Monday, August 9, 2010

Leave my love of Jersey Shore alone

You know you love it.  We all know the cast of Jersey Shore is moronic, likely 'roided out, and devoid of employable skills, yet we keep watching.  Personally, I think we should be grateful.  We live in a society that has climbed so high up Maslow's hierarchy that we can afford to put a bumpit-rockin' troll behind the wheel of an Escalade.  Is there any better commentary on discretionary income  and time than that?  Everyone with a cable box helped support this, and let me tell you, the truly down and out do not have cable.  By international standards, "poor people" don't have TVs or electricity for that matter.  Until we go back to be a society dependent on rabbit ears for our entertainment, the end is not near.  So fist pump/bump with your bro/significant other, and raise your big gulp to Jersey Shore.  As uplifting as "Yes, we can" was, I think "Because we can" is much more American.

Triumph of a Generation (You're welcome, Noel)

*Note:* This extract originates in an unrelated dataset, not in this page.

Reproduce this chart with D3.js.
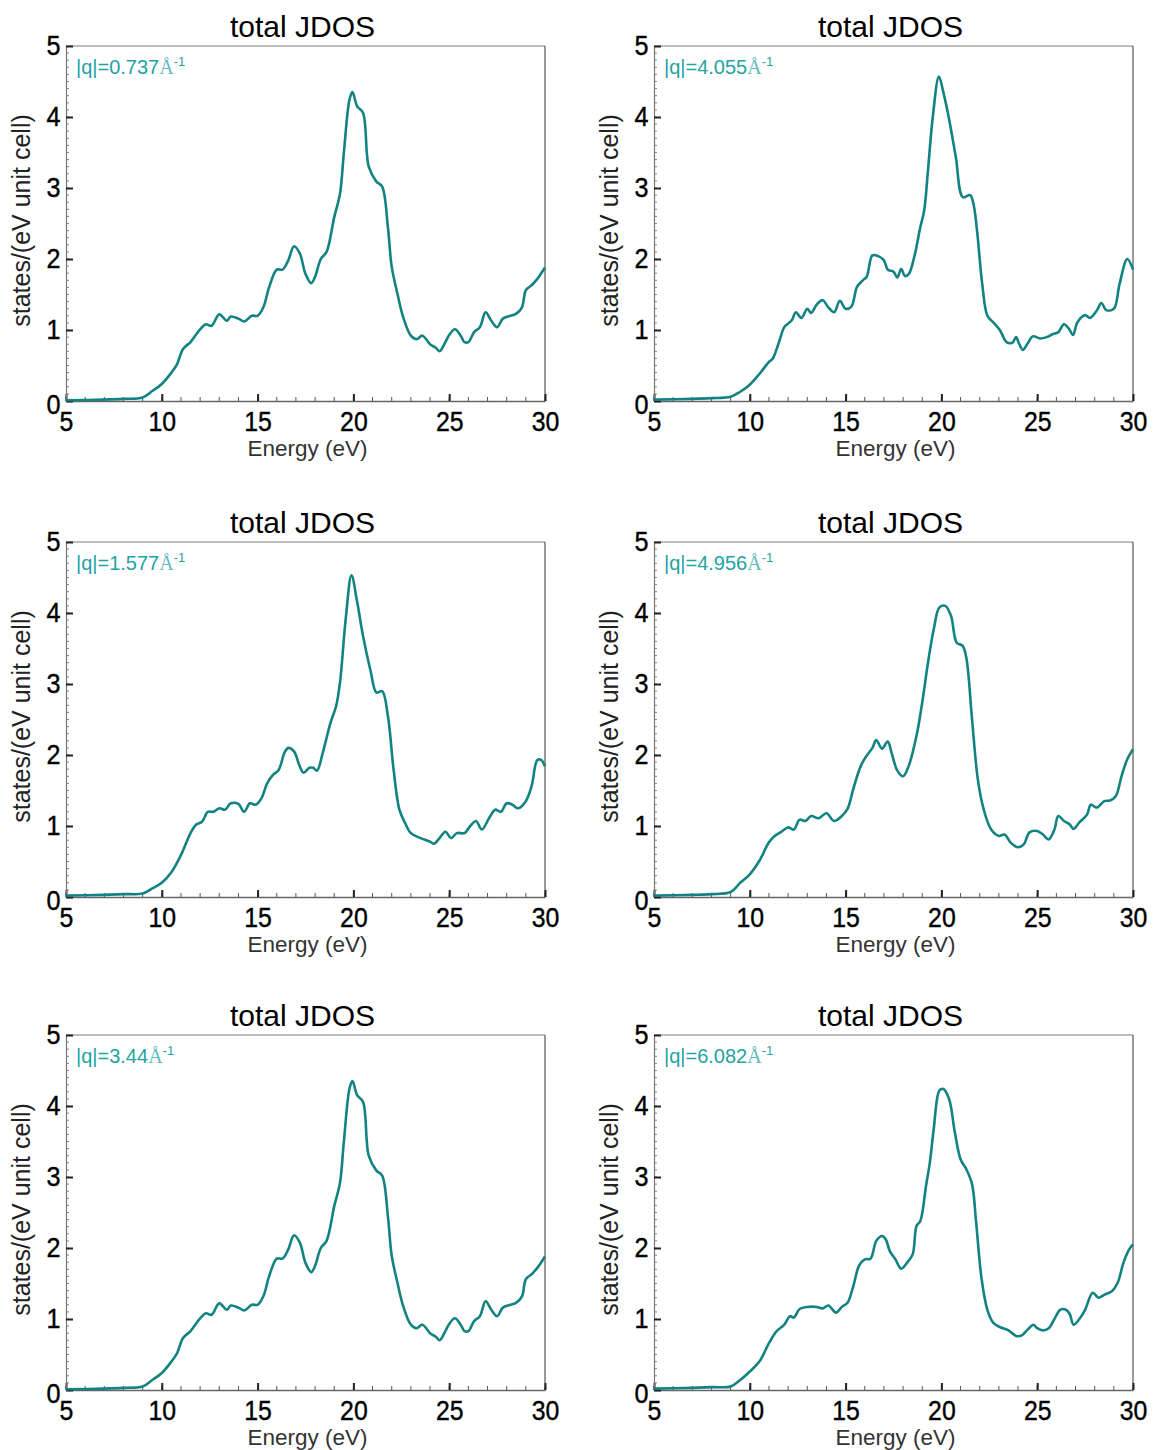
<!DOCTYPE html>
<html>
<head>
<meta charset="utf-8">
<script src="https://cdn.jsdelivr.net/npm/d3@7"></script>
<style>
  body { margin: 0; background: #fff; }
  text { font-family: "Liberation Sans", Arial, sans-serif; }
</style>
</head>
<body>
<script>
// energies (eV) and JDOS values
var e_0737 = [5, 7, 8, 9, 9.5, 10, 10.5, 10.8, 11.1, 11.5, 12, 12.3, 12.6, 13, 13.4, 13.6, 14, 14.3, 14.7, 15, 15.3, 15.6, 16, 16.3, 16.6, 16.9, 17.2, 17.5, 17.8, 18, 18.3, 18.6, 19, 19.3, 19.5, 19.8, 19.95, 20.2, 20.5, 20.8, 21.2, 21.5, 21.8, 22, 22.3, 22.6, 23, 23.3, 23.6, 24, 24.3, 24.5, 24.8, 25, 25.3, 25.6, 25.8, 26, 26.3, 26.6, 26.9, 27.2, 27.5, 27.8, 28.2, 28.5, 28.8, 29, 29.3, 29.6, 30];
var v_0737 = [0.01, 0.02, 0.03, 0.05, 0.14, 0.24, 0.40, 0.52, 0.73, 0.83, 1.01, 1.08, 1.06, 1.22, 1.13, 1.19, 1.16, 1.12, 1.20, 1.20, 1.32, 1.60, 1.85, 1.85, 1.98, 2.18, 2.08, 1.79, 1.66, 1.75, 2.0, 2.10, 2.59, 2.92, 3.49, 4.25, 4.35, 4.15, 4.06, 3.30, 3.09, 3.02, 2.45, 1.89, 1.51, 1.18, 0.92, 0.87, 0.92, 0.80, 0.75, 0.70, 0.83, 0.93, 1.01, 0.92, 0.83, 0.83, 0.97, 1.04, 1.25, 1.13, 1.04, 1.16, 1.20, 1.23, 1.32, 1.56, 1.63, 1.72, 1.88];

var e_4055 = [5, 7, 8, 9, 9.5, 10, 10.5, 11, 11.2, 11.5, 11.8, 12, 12.2, 12.4, 12.7, 13, 13.2, 13.5, 13.8, 14.1, 14.4, 14.7, 15, 15.3, 15.6, 15.9, 16.1, 16.4, 16.7, 17, 17.2, 17.5, 17.7, 17.9, 18.1, 18.3, 18.6, 18.9, 19.1, 19.3, 19.55, 19.87, 20.1, 20.38, 20.75, 21.12, 21.5, 21.67, 21.86, 22.13, 22.4, 22.7, 23.05, 23.4, 23.7, 23.9, 24.05, 24.25, 24.5, 24.77, 25.17, 25.5, 25.8, 26.1, 26.4, 26.65, 26.87, 27.1, 27.5, 27.75, 28.1, 28.35, 28.6, 29.0, 29.3, 29.7, 30];
var v_4055 = [0.02, 0.03, 0.04, 0.06, 0.13, 0.23, 0.38, 0.55, 0.60, 0.81, 1.04, 1.09, 1.14, 1.25, 1.17, 1.30, 1.24, 1.36, 1.42, 1.32, 1.25, 1.41, 1.30, 1.33, 1.61, 1.70, 1.75, 2.05, 2.04, 1.98, 1.85, 1.82, 1.74, 1.86, 1.76, 1.79, 2.05, 2.45, 2.68, 3.25, 4.0, 4.57, 4.35, 4.0, 3.44, 2.87, 2.90, 2.78, 2.40, 1.65, 1.20, 1.11, 1.0, 0.83, 0.82, 0.90, 0.81, 0.72, 0.81, 0.91, 0.88, 0.90, 0.94, 0.97, 1.08, 1.02, 0.93, 1.11, 1.21, 1.17, 1.27, 1.38, 1.28, 1.30, 1.65, 2.0, 1.85];

var e_1577 = [5, 7, 8, 9, 9.5, 10, 10.5, 11, 11.5, 11.8, 12.1, 12.4, 12.7, 13, 13.3, 13.6, 14, 14.3, 14.6, 14.9, 15.2, 15.5, 15.8, 16.1, 16.4, 16.6, 16.9, 17.2, 17.4, 17.7, 17.9, 18.1, 18.4, 18.8, 19.1, 19.3, 19.6, 19.9, 20.2, 20.5, 20.9, 21.2, 21.5, 21.8, 22.1, 22.4, 22.7, 23, 23.5, 24, 24.2, 24.5, 24.8, 25.1, 25.4, 25.8, 26.1, 26.4, 26.7, 27.1, 27.4, 27.7, 28, 28.3, 28.6, 29, 29.3, 29.6, 29.8, 30];
var v_1577 = [0.02, 0.03, 0.04, 0.05, 0.12, 0.20, 0.35, 0.59, 0.90, 1.02, 1.06, 1.20, 1.20, 1.25, 1.23, 1.32, 1.31, 1.20, 1.32, 1.30, 1.39, 1.60, 1.72, 1.79, 2.03, 2.10, 2.05, 1.84, 1.75, 1.82, 1.82, 1.78, 2.03, 2.45, 2.69, 3.02, 3.92, 4.53, 4.15, 3.68, 3.18, 2.88, 2.90, 2.55, 1.79, 1.23, 1.04, 0.90, 0.83, 0.78, 0.75, 0.83, 0.92, 0.83, 0.90, 0.90, 1.0, 1.07, 0.95, 1.12, 1.23, 1.20, 1.32, 1.30, 1.25, 1.35, 1.56, 1.93, 1.93, 1.84];

var e_4956 = [5, 7, 8, 9, 9.5, 10, 10.5, 11, 11.3, 11.6, 12, 12.3, 12.6, 12.9, 13.2, 13.6, 14, 14.4, 14.8, 15.1, 15.4, 15.8, 16.1, 16.4, 16.6, 16.9, 17.2, 17.4, 17.7, 18, 18.3, 18.7, 19, 19.3, 19.6, 19.9, 20.2, 20.5, 20.8, 21.1, 21.3, 21.6, 21.9, 22.2, 22.6, 23, 23.3, 23.6, 24, 24.3, 24.6, 25, 25.3, 25.6, 25.9, 26.1, 26.4, 26.7, 26.9, 27.2, 27.6, 27.8, 28.1, 28.5, 28.8, 29.1, 29.4, 29.7, 30];
var v_4956 = [0.02, 0.03, 0.04, 0.07, 0.20, 0.32, 0.51, 0.77, 0.86, 0.91, 0.98, 0.95, 1.09, 1.07, 1.14, 1.11, 1.18, 1.07, 1.14, 1.24, 1.52, 1.85, 1.99, 2.10, 2.21, 2.09, 2.19, 2.03, 1.78, 1.70, 1.85, 2.27, 2.74, 3.30, 3.77, 4.08, 4.10, 3.96, 3.58, 3.54, 3.37, 2.50, 1.66, 1.24, 0.95, 0.86, 0.88, 0.77, 0.70, 0.74, 0.91, 0.93, 0.88, 0.81, 0.95, 1.14, 1.07, 1.02, 0.96, 1.05, 1.16, 1.30, 1.26, 1.35, 1.36, 1.42, 1.70, 1.94, 2.08];

var e_344 = e_0737.slice();
var v_344 = [0.01, 0.02, 0.03, 0.05, 0.14, 0.24, 0.40, 0.52, 0.73, 0.83, 1.01, 1.08, 1.06, 1.22, 1.13, 1.19, 1.16, 1.12, 1.20, 1.20, 1.32, 1.60, 1.85, 1.85, 1.98, 2.18, 2.08, 1.79, 1.66, 1.75, 2.0, 2.10, 2.59, 2.92, 3.49, 4.25, 4.35, 4.15, 4.06, 3.30, 3.09, 3.02, 2.45, 1.89, 1.51, 1.18, 0.92, 0.87, 0.92, 0.80, 0.75, 0.70, 0.83, 0.93, 1.01, 0.92, 0.83, 0.83, 0.97, 1.04, 1.25, 1.13, 1.04, 1.16, 1.20, 1.23, 1.32, 1.56, 1.63, 1.72, 1.88];

var e_6082 = [5, 7, 8, 9, 9.5, 10, 10.5, 11, 11.4, 11.8, 12.1, 12.3, 12.6, 13, 13.5, 13.8, 14.1, 14.5, 14.8, 15.1, 15.4, 15.7, 16, 16.3, 16.6, 16.9, 17.1, 17.3, 17.6, 17.9, 18.2, 18.5, 18.7, 18.9, 19.2, 19.4, 19.6, 19.9, 20.1, 20.4, 20.7, 21, 21.3, 21.6, 21.8, 22.1, 22.4, 22.7, 23.1, 23.5, 23.9, 24.2, 24.5, 24.8, 25, 25.3, 25.6, 25.9, 26.2, 26.5, 26.7, 26.9, 27.2, 27.5, 27.9, 28.2, 28.5, 28.9, 29.2, 29.5, 29.8, 30];
var v_6082 = [0.02, 0.03, 0.04, 0.05, 0.14, 0.26, 0.40, 0.66, 0.83, 0.92, 1.04, 1.02, 1.14, 1.17, 1.17, 1.15, 1.19, 1.09, 1.17, 1.23, 1.46, 1.75, 1.84, 1.85, 2.10, 2.17, 2.12, 1.96, 1.84, 1.71, 1.79, 1.91, 2.31, 2.38, 2.88, 3.21, 3.68, 4.22, 4.24, 4.10, 3.63, 3.25, 3.11, 2.90, 2.40, 1.56, 1.13, 0.95, 0.88, 0.84, 0.76, 0.77, 0.85, 0.92, 0.87, 0.84, 0.87, 1.0, 1.13, 1.13, 1.07, 0.92, 1.0, 1.13, 1.37, 1.30, 1.34, 1.39, 1.51, 1.79, 1.98, 2.05];

var qLabels = ["0.737", "4.055", "1.577", "4.956", "3.44", "6.082"];
var energies = [e_0737, e_4055, e_1577, e_4956, e_344, e_6082];
var values = [v_0737, v_4055, v_1577, v_4956, v_344, v_6082];

var xTicks = [5, 10, 15, 20, 25, 30];
var yTicks = [0, 1, 2, 3, 4, 5];

var W = 1153, H = 1450;
var colX = [66, 654];
var rowY = [46, 542, 1035];
var pw = 479, ph = 355;

var lineColor = "#128282";
var labelColor = "#1fa3a3";

var svg = d3.select("body").append("svg")
    .attr("width", W)
    .attr("height", H);

var x = d3.scaleLinear().domain([5, 30]).range([0, pw]);
var y = d3.scaleLinear().domain([0, 5]).range([ph, 0]);

var line = d3.line()
    .x(function(d) { return x(d[0]); })
    .y(function(d) { return y(d[1]); })
    .curve(d3.curveCatmullRom.alpha(0.5));

qLabels.forEach(function(q, i) {
    var col = i % 2, row = Math.floor(i / 2);
    var g = svg.append("g")
        .attr("transform", "translate(" + colX[col] + "," + rowY[row] + ")");

    // frame (top and right are thin grey)
    g.append("line").attr("x1", 0).attr("x2", pw).attr("y1", 0).attr("y2", 0)
        .attr("stroke", "#7a7a7a").attr("stroke-width", 1);
    g.append("line").attr("x1", pw).attr("x2", pw).attr("y1", 0).attr("y2", ph)
        .attr("stroke", "#555").attr("stroke-width", 1.2);

    // minor ticks
    g.selectAll(".xminor").data(d3.range(5, 31, 1)).enter().append("line")
        .attr("x1", function(d) { return x(d); }).attr("x2", function(d) { return x(d); })
        .attr("y1", ph).attr("y2", ph - 4)
        .attr("stroke", "#555").attr("stroke-width", 1);
    g.selectAll(".yminor").data(d3.range(0, 50, 1)).enter().append("line")
        .attr("x1", 0).attr("x2", 3)
        .attr("y1", function(d) { return y(d / 10); }).attr("y2", function(d) { return y(d / 10); })
        .attr("stroke", "#666").attr("stroke-width", 0.8);

    // axes with inward major ticks
    var xAxis = g.append("g").attr("transform", "translate(0," + ph + ")")
        .call(d3.axisBottom(x).tickValues(xTicks).tickSizeInner(-7).tickSizeOuter(0).tickPadding(8));
    var yAxis = g.append("g")
        .call(d3.axisLeft(y).tickValues(yTicks).tickFormat(d3.format("d")).tickSizeInner(-7).tickSizeOuter(0).tickPadding(6));

    xAxis.select(".domain").attr("stroke", "#666").attr("stroke-width", 1.5);
    yAxis.select(".domain").attr("stroke", "#777").attr("stroke-width", 1.2);
    xAxis.selectAll(".tick line").attr("stroke", "#222").attr("stroke-width", 2);
    yAxis.selectAll(".tick line").attr("stroke", "#222").attr("stroke-width", 2);
    xAxis.selectAll("text").attr("font-size", 27).attr("fill", "#000")
        .attr("stroke", "#000").attr("stroke-width", 0.4)
        .attr("font-family", "Liberation Sans, Arial, sans-serif")
        .attr("transform", "scale(0.92,1)")
        .attr("dy", "0.8em");
    yAxis.selectAll("text").attr("font-size", 28).attr("fill", "#000")
        .attr("stroke", "#000").attr("stroke-width", 0.4)
        .attr("font-family", "Liberation Sans, Arial, sans-serif")
        .attr("transform", "scale(0.9,1)");
    yAxis.selectAll(".tick").filter(function(d) { return d === 0; }).select("text").attr("dy", "0.44em");

    // curve
    var pts = energies[i].map(function(e, k) { return [e, values[i][k]]; });
    g.append("path")
        .datum(pts)
        .attr("d", line)
        .attr("fill", "none")
        .attr("stroke", lineColor)
        .attr("stroke-width", 2.6)
        .attr("stroke-linejoin", "round");

    // title
    g.append("text")
        .attr("x", pw / 2 - 3).attr("y", -9)
        .attr("text-anchor", "middle")
        .attr("font-size", 30)
        .attr("fill", "#000")
        .text("total JDOS");

    // x label
    g.append("text")
        .attr("x", pw / 2 + 2).attr("y", ph + 55)
        .attr("text-anchor", "middle")
        .attr("font-size", 22.5)
        .attr("fill", "#333")
        .text("Energy (eV)");

    // y label
    g.append("text")
        .attr("transform", "translate(" + (-36) + "," + (ph / 2 - 3) + ") rotate(-90)")
        .attr("text-anchor", "middle")
        .attr("font-size", 25)
        .attr("fill", "#222")
        .text("states/(eV unit cell)");

    // q label
    var t = g.append("text")
        .attr("x", 10).attr("y", 28)
        .attr("font-size", 20)
        .attr("fill", labelColor);
    t.append("tspan").text("|q|=" + q);
    t.append("tspan").attr("font-family", "Liberation Serif, Times New Roman, serif")
        .attr("fill", "#5fbcbc").text("Å");
    t.append("tspan").attr("font-size", 13).attr("dy", -8).text("-1");
});
</script>
</body>
</html>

    You all know me.  You know what happened.  For those of you who may have missed some of the salient details, here it is in a nutshell.  Let me start at the beginning:  I killed a bunny.  At the tender age of 4, I was playing with a baby bunny, attempted to show it something a little too forcefully and broke its neck.  I believe much of the following to be a direct result of this action.  I was born and spent my childhood in Alaska.  Following some employment issues (the issue mainly being the absence thereof), my family moved to Michigan.  I cried a lot and pondered escape via 3-wheeler and was ultimately flown out of Kenai (and robbed of my dignity) in a dance costume.  You can’t make this stuff up, folks.  Just you wait; it gets better.  Subsequently, my moving van burned down somewhere in the Dakotas.  As a forewarning of the bipolar luck which was to haunt my coming years, my family received a great deal of insurance money and I got all new stuff.  I went to high school.  I was good at it.  My dad crashed his plane.  He was good at it; everyone lived.  I became a National Merit Scholar and was whored out the University of Florida.  I cried a lot and pondered escape via Buick Century to the University of Michigan.  Escape failure number 2.  I moved to Florida.  I met some amazing people.  If I could create a National Merit Burning Man, I would.  I would also allow selective additional admissions (which makes it sound less like Burning Man than the end of “I am Legend”).  I awoke one morning and decided to never return to said university.  I met and moved in with a boy.  I went to massage school.  I smelled of patchouli and ate tempeh.  We moved to Tallahassee.  The boy did many many drugs and I waited on many many tables and wished I did drugs.  I moved back to Michigan and in with a good friend from high school who was is and always will be one of my favorite people.  Now I live alone over a general store, work a series of nonsensical jobs, and have no idea what to do next.  I read a lot.  I don’t sleep much.  I continue to live my life guided by a vacuum of common sense and a mutual magnetism to the ludicrous.